◆ **Recorded information**

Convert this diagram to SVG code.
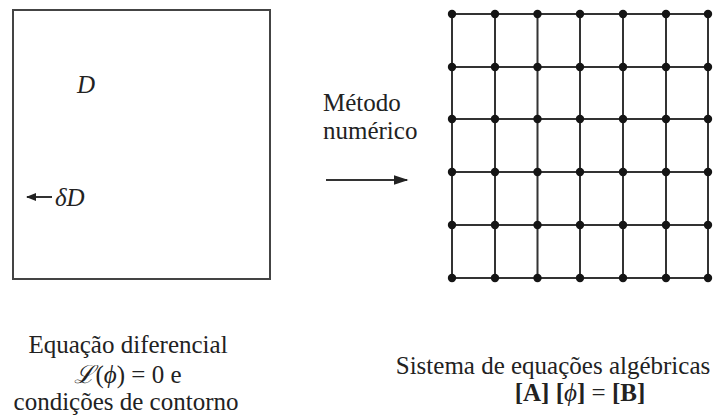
<svg xmlns="http://www.w3.org/2000/svg" width="717" height="418" viewBox="0 0 717 418">
<style>
.t{font-family:"Liberation Serif",serif;font-size:25px;fill:#222}
.it{font-style:italic}
.b{font-weight:bold}
.box{fill:none;stroke:#444;stroke-width:2}
.gl{stroke:#333;stroke-width:2;fill:none}
.dot{fill:#151515}
.arr{stroke:#333;stroke-width:2;fill:none}
</style>
<defs>
<marker id="ah" viewBox="0 0 10 10" refX="9" refY="5" markerWidth="10" markerHeight="8" markerUnits="userSpaceOnUse" orient="auto" preserveAspectRatio="none">
<path d="M0,0 L10,5 L0,10 z" fill="#222"/>
</marker>
<marker id="ah2" viewBox="0 0 10 10" refX="9" refY="5" markerWidth="15" markerHeight="10" markerUnits="userSpaceOnUse" orient="auto" preserveAspectRatio="none">
<path d="M0,0 L10,5 L0,10 z" fill="#222"/>
</marker>
<circle id="n" r="4.2" class="dot"/>
</defs>
<g id="domain">
<rect class="box" x="13" y="10" width="257" height="269"/>
<text class="t it" font-family="Liberation Serif" x="77" y="93">D</text>
<line class="arr" x1="52" y1="197" x2="27" y2="197" marker-end="url(#ah)"/>
<text class="t it" font-family="Liberation Serif" x="55" y="206">δD</text>
</g>
<g id="mesh">
<g class="gl">
<line x1="452" y1="14" x2="708" y2="14"/>
<line x1="452" y1="67" x2="708" y2="67"/>
<line x1="452" y1="119" x2="708" y2="119"/>
<line x1="452" y1="172" x2="708" y2="172"/>
<line x1="452" y1="225" x2="708" y2="225"/>
<line x1="452" y1="278" x2="708" y2="278"/>
<line x1="452" y1="14" x2="452" y2="278"/>
<line x1="495" y1="14" x2="495" y2="278"/>
<line x1="537.5" y1="14" x2="537.5" y2="278"/>
<line x1="580" y1="14" x2="580" y2="278"/>
<line x1="623" y1="14" x2="623" y2="278"/>
<line x1="666" y1="14" x2="666" y2="278"/>
<line x1="708" y1="14" x2="708" y2="278"/>
</g>
<g>
<use href="#n" x="452" y="14"/><use href="#n" x="495" y="14"/><use href="#n" x="537.5" y="14"/><use href="#n" x="580" y="14"/><use href="#n" x="623" y="14"/><use href="#n" x="666" y="14"/><use href="#n" x="708" y="14"/>
<use href="#n" x="452" y="67"/><use href="#n" x="495" y="67"/><use href="#n" x="537.5" y="67"/><use href="#n" x="580" y="67"/><use href="#n" x="623" y="67"/><use href="#n" x="666" y="67"/><use href="#n" x="708" y="67"/>
<use href="#n" x="452" y="119"/><use href="#n" x="495" y="119"/><use href="#n" x="537.5" y="119"/><use href="#n" x="580" y="119"/><use href="#n" x="623" y="119"/><use href="#n" x="666" y="119"/><use href="#n" x="708" y="119"/>
<use href="#n" x="452" y="172"/><use href="#n" x="495" y="172"/><use href="#n" x="537.5" y="172"/><use href="#n" x="580" y="172"/><use href="#n" x="623" y="172"/><use href="#n" x="666" y="172"/><use href="#n" x="708" y="172"/>
<use href="#n" x="452" y="225"/><use href="#n" x="495" y="225"/><use href="#n" x="537.5" y="225"/><use href="#n" x="580" y="225"/><use href="#n" x="623" y="225"/><use href="#n" x="666" y="225"/><use href="#n" x="708" y="225"/>
<use href="#n" x="452" y="278"/><use href="#n" x="495" y="278"/><use href="#n" x="537.5" y="278"/><use href="#n" x="580" y="278"/><use href="#n" x="623" y="278"/><use href="#n" x="666" y="278"/><use href="#n" x="708" y="278"/>
</g>
</g>
<g id="method-label">
<text class="t" font-family="Liberation Serif" x="323" y="111">Método</text>
<text class="t" font-family="Liberation Serif" x="323" y="139">numérico</text>
</g>
<g id="connectors">
<line class="arr" x1="326" y1="180" x2="407" y2="180" marker-end="url(#ah2)"/>
</g>
<g id="caption-left">
<text class="t" font-family="Liberation Serif" x="128" y="353" text-anchor="middle">Equação diferencial</text>
<text class="t" font-family="Liberation Serif" x="128" y="383" text-anchor="middle"><tspan class="it">ℒ</tspan>(<tspan class="it">ϕ</tspan>) = 0 e</text>
<text class="t" font-family="Liberation Serif" x="126" y="410" text-anchor="middle">condições de contorno</text>
</g>
<g id="caption-right">
<text class="t" font-family="Liberation Serif" x="553" y="374" text-anchor="middle">Sistema de equações algébricas</text>
<text class="t" font-family="Liberation Serif" x="580" y="401" text-anchor="middle"><tspan class="b">[A]</tspan> <tspan class="b">[</tspan><tspan class="it">ϕ</tspan><tspan class="b">]</tspan> = <tspan class="b">[B]</tspan></text>
</g>
</svg>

◆ **Exercise**
Omit the pictures, and quote the material above exactly as given.

◆ **Task result**
Convert this diagram to SVG code.
<svg xmlns="http://www.w3.org/2000/svg" width="717" height="418" viewBox="0 0 717 418">
<style>
.t{font-family:"Liberation Serif",serif;font-size:25px;fill:#222}
.it{font-style:italic}
.b{font-weight:bold}
.box{fill:none;stroke:#444;stroke-width:2}
.gl{stroke:#333;stroke-width:2;fill:none}
.dot{fill:#151515}
.arr{stroke:#333;stroke-width:2;fill:none}
</style>
<defs>
<marker id="ah" viewBox="0 0 10 10" refX="9" refY="5" markerWidth="10" markerHeight="8" markerUnits="userSpaceOnUse" orient="auto" preserveAspectRatio="none">
<path d="M0,0 L10,5 L0,10 z" fill="#222"/>
</marker>
<marker id="ah2" viewBox="0 0 10 10" refX="9" refY="5" markerWidth="15" markerHeight="10" markerUnits="userSpaceOnUse" orient="auto" preserveAspectRatio="none">
<path d="M0,0 L10,5 L0,10 z" fill="#222"/>
</marker>
<circle id="n" r="4.2" class="dot"/>
</defs>
<g id="domain">
<rect class="box" x="13" y="10" width="257" height="269"/>
<text class="t it" font-family="Liberation Serif" x="77" y="93">D</text>
<line class="arr" x1="52" y1="197" x2="27" y2="197" marker-end="url(#ah)"/>
<text class="t it" font-family="Liberation Serif" x="55" y="206">δD</text>
</g>
<g id="mesh">
<g class="gl">
<line x1="452" y1="14" x2="708" y2="14"/>
<line x1="452" y1="67" x2="708" y2="67"/>
<line x1="452" y1="119" x2="708" y2="119"/>
<line x1="452" y1="172" x2="708" y2="172"/>
<line x1="452" y1="225" x2="708" y2="225"/>
<line x1="452" y1="278" x2="708" y2="278"/>
<line x1="452" y1="14" x2="452" y2="278"/>
<line x1="495" y1="14" x2="495" y2="278"/>
<line x1="537.5" y1="14" x2="537.5" y2="278"/>
<line x1="580" y1="14" x2="580" y2="278"/>
<line x1="623" y1="14" x2="623" y2="278"/>
<line x1="666" y1="14" x2="666" y2="278"/>
<line x1="708" y1="14" x2="708" y2="278"/>
</g>
<g>
<use href="#n" x="452" y="14"/><use href="#n" x="495" y="14"/><use href="#n" x="537.5" y="14"/><use href="#n" x="580" y="14"/><use href="#n" x="623" y="14"/><use href="#n" x="666" y="14"/><use href="#n" x="708" y="14"/>
<use href="#n" x="452" y="67"/><use href="#n" x="495" y="67"/><use href="#n" x="537.5" y="67"/><use href="#n" x="580" y="67"/><use href="#n" x="623" y="67"/><use href="#n" x="666" y="67"/><use href="#n" x="708" y="67"/>
<use href="#n" x="452" y="119"/><use href="#n" x="495" y="119"/><use href="#n" x="537.5" y="119"/><use href="#n" x="580" y="119"/><use href="#n" x="623" y="119"/><use href="#n" x="666" y="119"/><use href="#n" x="708" y="119"/>
<use href="#n" x="452" y="172"/><use href="#n" x="495" y="172"/><use href="#n" x="537.5" y="172"/><use href="#n" x="580" y="172"/><use href="#n" x="623" y="172"/><use href="#n" x="666" y="172"/><use href="#n" x="708" y="172"/>
<use href="#n" x="452" y="225"/><use href="#n" x="495" y="225"/><use href="#n" x="537.5" y="225"/><use href="#n" x="580" y="225"/><use href="#n" x="623" y="225"/><use href="#n" x="666" y="225"/><use href="#n" x="708" y="225"/>
<use href="#n" x="452" y="278"/><use href="#n" x="495" y="278"/><use href="#n" x="537.5" y="278"/><use href="#n" x="580" y="278"/><use href="#n" x="623" y="278"/><use href="#n" x="666" y="278"/><use href="#n" x="708" y="278"/>
</g>
</g>
<g id="method-label">
<text class="t" font-family="Liberation Serif" x="323" y="111">Método</text>
<text class="t" font-family="Liberation Serif" x="323" y="139">numérico</text>
</g>
<g id="connectors">
<line class="arr" x1="326" y1="180" x2="407" y2="180" marker-end="url(#ah2)"/>
</g>
<g id="caption-left">
<text class="t" font-family="Liberation Serif" x="128" y="353" text-anchor="middle">Equação diferencial</text>
<text class="t" font-family="Liberation Serif" x="128" y="383" text-anchor="middle"><tspan class="it">ℒ</tspan>(<tspan class="it">ϕ</tspan>) = 0 e</text>
<text class="t" font-family="Liberation Serif" x="126" y="410" text-anchor="middle">condições de contorno</text>
</g>
<g id="caption-right">
<text class="t" font-family="Liberation Serif" x="553" y="374" text-anchor="middle">Sistema de equações algébricas</text>
<text class="t" font-family="Liberation Serif" x="580" y="401" text-anchor="middle"><tspan class="b">[A]</tspan> <tspan class="b">[</tspan><tspan class="it">ϕ</tspan><tspan class="b">]</tspan> = <tspan class="b">[B]</tspan></text>
</g>
</svg>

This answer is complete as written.